Among sensitive documents accessed by the hackers were Brennan’s “SF-86” application that the director had filed to obtain top-secret security clearance. Brennan’s account held sensitive documents because he had made the mistake of forwarding them from his work email. Other documents accessed included a spreadsheet of names and social security numbers of intelligence officials and a letter from the Senate regarding its demands that the CIA halt harsh interrogation techniques.
CWA told the New York Post and Wired that they had access to Brennan’s account for three days, and that director re-set his password three different times to regain control of his account, but that they would then “re-jack it.” The hackers then called the director on his mobile phone and advised him that he had been hacked.
In describing the phone call, CWA told wired that when Brennan asked what the hackers wanted they replied, “two-trillion dollars…just joking.”
“How much do you really want?” Brennan, according to CWA, replied.
“We just want Palestine to be free and for you to stop killing innocent people,” CWA said it responded, at which point Brennan hung up.
The CIA director’s private account has been disabled, and the FBI and other federal agencies are investigating.

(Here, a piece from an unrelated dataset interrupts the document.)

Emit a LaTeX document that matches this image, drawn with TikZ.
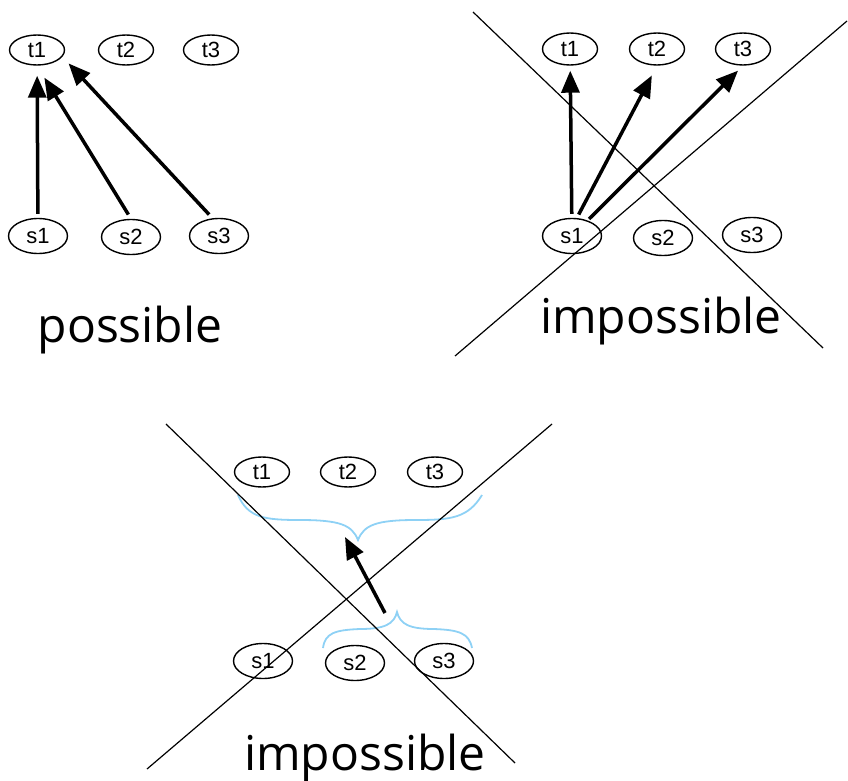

Details about the scope of the Homeland Security secretary’s hack have not emerged, though CWA did provide the Post with screenshots of the account’s billing pages.
A law enforcement source told the Post that “I think they’ll want to make an example of [CWA] to deter people from doing this in the future.” Noting that it’s hard to believe CWA had the nerve to hack the head of the CIA, the source added that the “problem with these older-generation guys is that they don’t know anything about cybersecurity.”